- The nonprofit Robert F. Kennedy Human Rights launched an initiative on Oct. 6 to advise employers on how their employees are valued and treated at work, with content and messaging specifically focused on the concept of "workplace dignity."
- The Workplace Dignity initiative, supported by a grant from the philanthropic Tramuto Foundation, will start with a content series published by RFK Human Rights with collaborators such as Harvard University affiliate Donna Hicks and advocacy groups including One Fair Wage and ReadySet, among others, said Jeffrey M. Siminoff, senior VP at RFK Human Rights and leader of Workplace Dignity.
- "The idea was to give organizations and their leaders the tools to actually do something with the things they say they care about," Siminoff told HR Dive. He added that RFK Human Rights is working with an advisory council of organizations in various industries and will launch an additional component of the program, an event series called Voices of Dignity, in 2022.

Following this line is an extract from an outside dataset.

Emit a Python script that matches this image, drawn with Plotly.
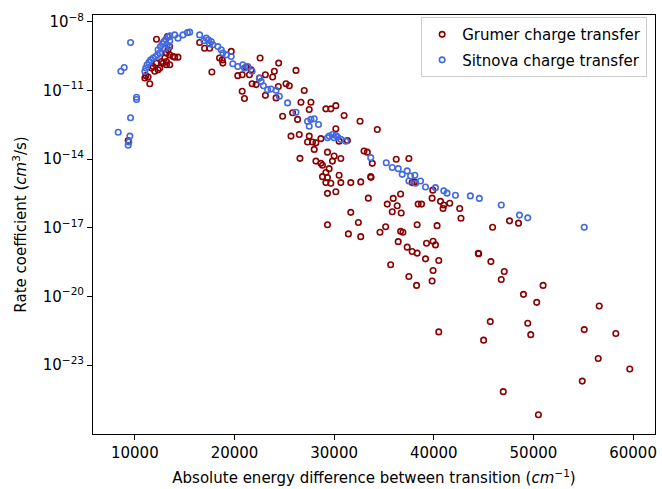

The initiative is timely, Siminoff said, in part due to the talent market shift created by the pandemic as well as workers' response to that shift. With U.S. quit rates at record highs in 2021, employers have been tasked with responding to the "great resignation" and the accompanying shuffling of workers' career goals and desires.
Notably, Siminoff said the trend has created an important question for RFK Human Rights; "Is there an awakening occurring with employees where they aren't valued or don't feel they're being heard?"
A number of factors could be leading employees to leave their roles, Siminoff said. Workers may feel employers are not investing in their skills and development, prioritizing their safety or ensuring that they can operate in a diverse and inclusive environment. "When all those things start crashing together, it makes workers feel susceptible to change," he continued. "These changes feel even more crucial in moments like this."
Siminoff said RFK Human Rights believes many employers already focus on the principles of workplace dignity, even if they do not yet have a name for the concept internally or are looking at different components of employee dignity in a compartmentalized manner. "The funny thing is, the concept of dignity is woven into what organizations talk about internally, it's just not really well articulated externally," he said.
Other organizations may talk about dignity in their policies or in lists of company values, "but there isn't a lot of meat, if you will, behind the slogans," Siminoff said. "We're trying to go beyond the slogans."
The initiative builds off recent research by RFK Human Rights, including a 2020 survey conducted in conjunction with Willis Towers Watson that found 81% of employers thought workers were treated with dignity regardless of their job, level or role, though 65% of workers surveyed by the organizations felt similarly. Most employers in the survey said they planned to create a "culture of workplace dignity" within the next three years.
Siminoff said HR professionals can advance workplace dignity in a variety of areas. In recruiting for example, employers might be able to create a more inclusive workplace by expanding talent pools and dropping requirements that obstruct diverse talent, such as college degree requirements or those that exclude people who are in the criminal justice system. Conversations with leaders and managers can encourage these individuals to think differently about how they manage differences among team members, Siminoff continued.
The impact of the pandemic is another element employers need to consider, he added, particularly for those employing large numbers of customer-facing workers. Siminoff discussed a conversation he had with a restaurant industry contact in San Francisco that illustrated that impact.
"One of the things I'm hearing is that people signed up to be bartender or a server, and now they're tasked with extra duties of enforcing protocols, running food to longer distances [and] dealing with mask mandate disputes with customers," Siminoff said. "There's so many things being heaped on folks that it's no longer worth it."